TASK DIRECTIONS: Extract and list every line that contains the word "with".
=== RECORDS SHOWN ===
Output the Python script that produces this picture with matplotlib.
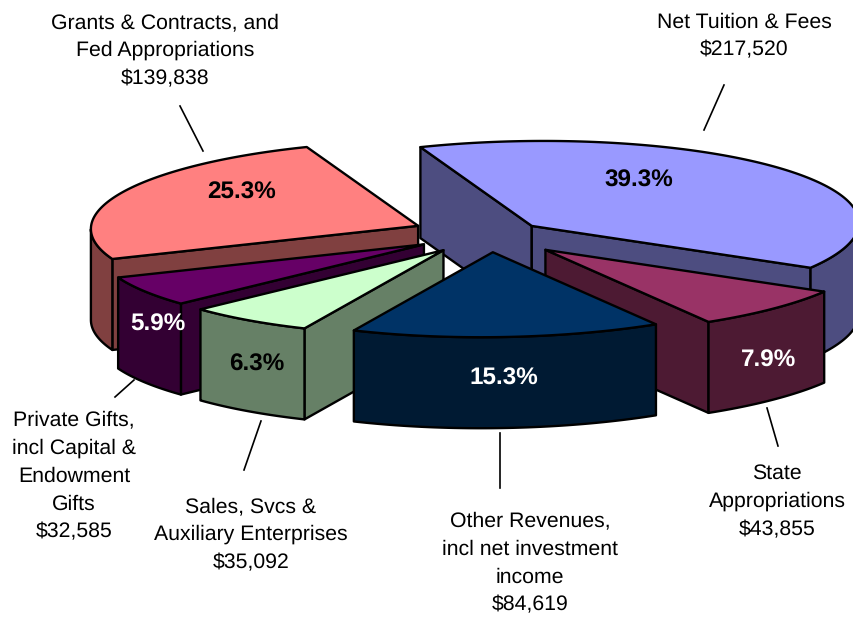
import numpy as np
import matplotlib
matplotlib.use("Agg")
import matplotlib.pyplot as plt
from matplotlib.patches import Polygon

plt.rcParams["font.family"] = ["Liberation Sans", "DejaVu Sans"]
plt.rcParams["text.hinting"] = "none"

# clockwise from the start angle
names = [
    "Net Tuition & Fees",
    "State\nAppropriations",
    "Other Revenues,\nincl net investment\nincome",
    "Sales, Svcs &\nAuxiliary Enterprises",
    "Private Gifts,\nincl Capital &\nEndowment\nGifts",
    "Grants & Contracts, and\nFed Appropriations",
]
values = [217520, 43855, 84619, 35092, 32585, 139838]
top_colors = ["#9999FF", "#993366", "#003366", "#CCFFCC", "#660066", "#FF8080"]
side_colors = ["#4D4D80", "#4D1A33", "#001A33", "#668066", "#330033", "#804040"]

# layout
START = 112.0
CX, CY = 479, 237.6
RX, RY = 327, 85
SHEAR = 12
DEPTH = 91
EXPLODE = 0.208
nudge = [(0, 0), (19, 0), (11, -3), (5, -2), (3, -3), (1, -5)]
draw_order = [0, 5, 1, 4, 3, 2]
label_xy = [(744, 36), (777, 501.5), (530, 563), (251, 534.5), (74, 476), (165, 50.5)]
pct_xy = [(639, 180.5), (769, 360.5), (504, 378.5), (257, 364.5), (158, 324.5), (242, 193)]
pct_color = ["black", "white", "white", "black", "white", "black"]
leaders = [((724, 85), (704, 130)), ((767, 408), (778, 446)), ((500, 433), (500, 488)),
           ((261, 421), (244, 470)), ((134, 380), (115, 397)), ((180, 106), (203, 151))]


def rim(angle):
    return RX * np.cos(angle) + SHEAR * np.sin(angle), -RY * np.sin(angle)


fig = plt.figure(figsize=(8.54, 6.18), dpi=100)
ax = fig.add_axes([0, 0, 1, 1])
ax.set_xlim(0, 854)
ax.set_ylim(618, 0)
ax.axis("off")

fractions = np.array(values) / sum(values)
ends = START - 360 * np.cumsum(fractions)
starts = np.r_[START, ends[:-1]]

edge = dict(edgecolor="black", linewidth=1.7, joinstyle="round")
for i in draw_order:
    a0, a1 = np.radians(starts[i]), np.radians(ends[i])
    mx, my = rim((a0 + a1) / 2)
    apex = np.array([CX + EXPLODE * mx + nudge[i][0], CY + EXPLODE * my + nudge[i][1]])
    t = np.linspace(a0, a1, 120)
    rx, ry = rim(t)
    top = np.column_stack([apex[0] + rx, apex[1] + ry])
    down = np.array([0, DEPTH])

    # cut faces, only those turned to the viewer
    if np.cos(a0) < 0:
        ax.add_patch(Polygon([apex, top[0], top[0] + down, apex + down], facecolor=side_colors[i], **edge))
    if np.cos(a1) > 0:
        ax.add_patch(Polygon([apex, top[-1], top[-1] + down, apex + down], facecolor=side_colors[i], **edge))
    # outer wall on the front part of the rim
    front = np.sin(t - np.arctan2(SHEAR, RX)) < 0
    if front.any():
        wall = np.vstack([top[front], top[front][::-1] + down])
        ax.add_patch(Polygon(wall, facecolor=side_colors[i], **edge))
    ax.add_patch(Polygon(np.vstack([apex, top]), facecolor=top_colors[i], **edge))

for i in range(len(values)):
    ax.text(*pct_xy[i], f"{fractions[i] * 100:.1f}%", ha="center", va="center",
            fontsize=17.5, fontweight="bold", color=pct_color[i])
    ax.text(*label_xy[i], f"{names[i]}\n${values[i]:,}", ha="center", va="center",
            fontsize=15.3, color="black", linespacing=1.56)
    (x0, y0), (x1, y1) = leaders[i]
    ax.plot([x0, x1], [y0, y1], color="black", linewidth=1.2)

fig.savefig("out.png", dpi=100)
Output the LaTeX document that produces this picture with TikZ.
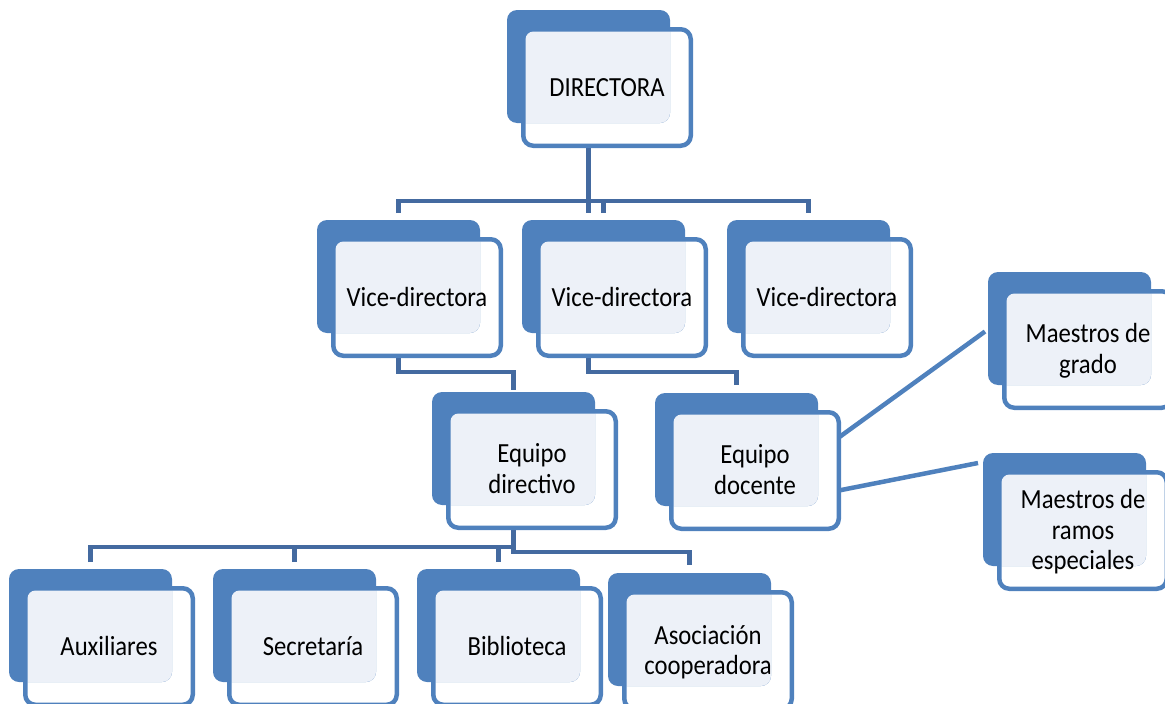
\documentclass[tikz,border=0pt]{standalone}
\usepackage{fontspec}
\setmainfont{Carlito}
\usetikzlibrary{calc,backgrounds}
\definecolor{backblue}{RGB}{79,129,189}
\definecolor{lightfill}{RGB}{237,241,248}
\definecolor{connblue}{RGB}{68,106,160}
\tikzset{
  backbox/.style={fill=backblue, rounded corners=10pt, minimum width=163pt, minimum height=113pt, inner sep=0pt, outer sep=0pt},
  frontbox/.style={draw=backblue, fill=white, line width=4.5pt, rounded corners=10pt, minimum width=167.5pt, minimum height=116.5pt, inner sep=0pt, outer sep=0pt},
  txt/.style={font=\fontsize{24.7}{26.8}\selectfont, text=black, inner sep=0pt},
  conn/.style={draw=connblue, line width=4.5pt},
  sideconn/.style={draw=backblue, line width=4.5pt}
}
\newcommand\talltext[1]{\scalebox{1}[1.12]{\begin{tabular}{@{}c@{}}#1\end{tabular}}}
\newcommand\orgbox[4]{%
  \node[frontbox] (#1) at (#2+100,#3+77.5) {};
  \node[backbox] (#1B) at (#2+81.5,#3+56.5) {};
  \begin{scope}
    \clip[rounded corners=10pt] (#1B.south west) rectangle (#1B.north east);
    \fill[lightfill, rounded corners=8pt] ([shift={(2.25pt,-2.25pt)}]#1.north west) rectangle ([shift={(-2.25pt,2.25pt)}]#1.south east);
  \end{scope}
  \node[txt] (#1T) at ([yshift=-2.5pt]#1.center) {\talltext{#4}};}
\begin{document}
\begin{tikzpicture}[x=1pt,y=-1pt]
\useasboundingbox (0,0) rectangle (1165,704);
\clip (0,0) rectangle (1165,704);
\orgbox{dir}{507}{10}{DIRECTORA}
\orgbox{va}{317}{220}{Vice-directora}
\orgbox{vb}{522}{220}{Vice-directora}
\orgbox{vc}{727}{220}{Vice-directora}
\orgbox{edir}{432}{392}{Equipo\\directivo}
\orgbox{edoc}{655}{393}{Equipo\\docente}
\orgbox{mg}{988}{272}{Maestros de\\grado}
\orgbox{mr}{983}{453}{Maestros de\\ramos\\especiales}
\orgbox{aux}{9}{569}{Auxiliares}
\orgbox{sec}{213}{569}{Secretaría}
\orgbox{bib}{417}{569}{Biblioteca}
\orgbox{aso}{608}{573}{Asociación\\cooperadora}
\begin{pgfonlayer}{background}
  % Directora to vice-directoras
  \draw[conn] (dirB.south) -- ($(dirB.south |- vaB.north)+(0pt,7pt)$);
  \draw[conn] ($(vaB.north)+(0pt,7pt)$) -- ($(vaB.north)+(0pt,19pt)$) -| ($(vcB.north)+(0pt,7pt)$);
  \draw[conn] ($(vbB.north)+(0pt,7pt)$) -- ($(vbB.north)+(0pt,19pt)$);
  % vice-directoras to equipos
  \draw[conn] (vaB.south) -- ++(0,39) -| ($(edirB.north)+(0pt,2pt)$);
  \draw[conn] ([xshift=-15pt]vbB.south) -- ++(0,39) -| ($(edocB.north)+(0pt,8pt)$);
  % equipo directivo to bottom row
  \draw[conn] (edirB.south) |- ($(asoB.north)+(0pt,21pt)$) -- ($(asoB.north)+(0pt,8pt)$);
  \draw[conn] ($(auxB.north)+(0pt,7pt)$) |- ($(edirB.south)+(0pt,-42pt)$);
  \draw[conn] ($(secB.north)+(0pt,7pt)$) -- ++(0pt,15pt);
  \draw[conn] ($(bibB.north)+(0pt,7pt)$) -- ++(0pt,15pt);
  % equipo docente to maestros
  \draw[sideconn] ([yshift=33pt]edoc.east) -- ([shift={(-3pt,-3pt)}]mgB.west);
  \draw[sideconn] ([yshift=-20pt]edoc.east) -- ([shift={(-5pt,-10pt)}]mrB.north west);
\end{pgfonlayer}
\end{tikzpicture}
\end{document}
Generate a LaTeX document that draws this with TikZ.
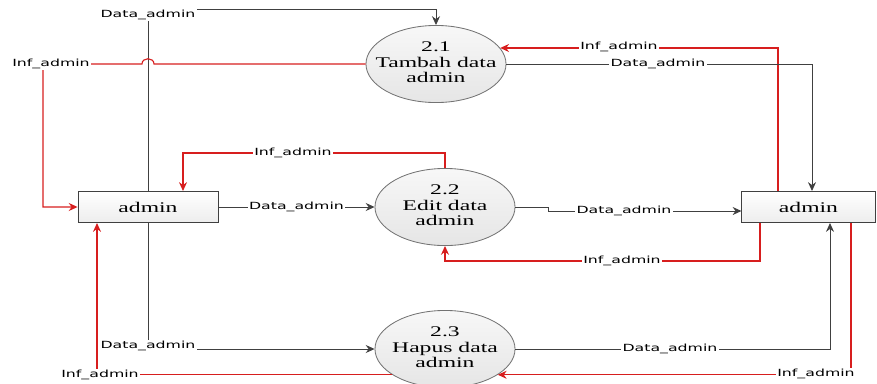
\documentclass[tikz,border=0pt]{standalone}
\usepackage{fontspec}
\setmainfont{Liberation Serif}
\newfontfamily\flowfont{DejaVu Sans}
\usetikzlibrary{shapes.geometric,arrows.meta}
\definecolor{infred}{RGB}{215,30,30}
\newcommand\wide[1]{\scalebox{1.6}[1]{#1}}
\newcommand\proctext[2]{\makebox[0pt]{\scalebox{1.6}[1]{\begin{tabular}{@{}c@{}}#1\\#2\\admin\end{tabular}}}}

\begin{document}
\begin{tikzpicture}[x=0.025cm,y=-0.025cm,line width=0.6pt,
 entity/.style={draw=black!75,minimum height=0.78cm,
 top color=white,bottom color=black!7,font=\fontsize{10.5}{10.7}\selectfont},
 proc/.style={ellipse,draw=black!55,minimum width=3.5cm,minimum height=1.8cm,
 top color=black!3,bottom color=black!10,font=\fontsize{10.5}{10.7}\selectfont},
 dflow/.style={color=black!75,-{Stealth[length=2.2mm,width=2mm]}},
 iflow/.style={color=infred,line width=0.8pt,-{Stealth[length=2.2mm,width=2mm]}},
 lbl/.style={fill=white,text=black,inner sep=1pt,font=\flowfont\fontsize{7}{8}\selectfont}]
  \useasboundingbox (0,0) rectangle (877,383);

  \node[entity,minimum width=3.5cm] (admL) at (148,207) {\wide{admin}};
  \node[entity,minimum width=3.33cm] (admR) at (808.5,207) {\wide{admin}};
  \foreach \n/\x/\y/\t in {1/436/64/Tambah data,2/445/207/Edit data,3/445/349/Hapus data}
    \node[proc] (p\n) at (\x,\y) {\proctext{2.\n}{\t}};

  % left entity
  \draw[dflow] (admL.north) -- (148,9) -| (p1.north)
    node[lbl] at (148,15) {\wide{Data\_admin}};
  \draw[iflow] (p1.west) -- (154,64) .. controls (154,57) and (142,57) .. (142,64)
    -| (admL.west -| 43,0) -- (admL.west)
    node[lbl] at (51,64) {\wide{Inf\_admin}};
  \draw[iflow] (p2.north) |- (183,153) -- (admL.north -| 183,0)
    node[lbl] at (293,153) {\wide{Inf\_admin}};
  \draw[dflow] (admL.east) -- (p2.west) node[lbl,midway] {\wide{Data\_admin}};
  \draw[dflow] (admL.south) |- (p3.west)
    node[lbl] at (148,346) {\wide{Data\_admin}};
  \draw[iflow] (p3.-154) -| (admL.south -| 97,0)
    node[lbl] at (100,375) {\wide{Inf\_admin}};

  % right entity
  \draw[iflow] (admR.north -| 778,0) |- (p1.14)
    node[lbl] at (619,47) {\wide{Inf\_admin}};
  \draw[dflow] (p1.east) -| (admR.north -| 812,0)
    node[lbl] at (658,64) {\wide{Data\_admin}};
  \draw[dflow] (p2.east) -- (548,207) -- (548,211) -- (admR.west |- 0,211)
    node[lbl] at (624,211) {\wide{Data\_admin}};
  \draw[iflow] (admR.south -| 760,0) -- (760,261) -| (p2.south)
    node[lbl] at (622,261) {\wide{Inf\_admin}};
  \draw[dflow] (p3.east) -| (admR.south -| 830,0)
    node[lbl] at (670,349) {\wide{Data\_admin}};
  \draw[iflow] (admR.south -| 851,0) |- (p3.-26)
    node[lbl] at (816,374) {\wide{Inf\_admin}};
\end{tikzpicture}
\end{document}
===
SOLUTION TO THIS PROBLEM:
Output the Python script that produces this picture with matplotlib.
Output the LaTeX document that produces this picture with TikZ.
Generate a LaTeX document that draws this with TikZ.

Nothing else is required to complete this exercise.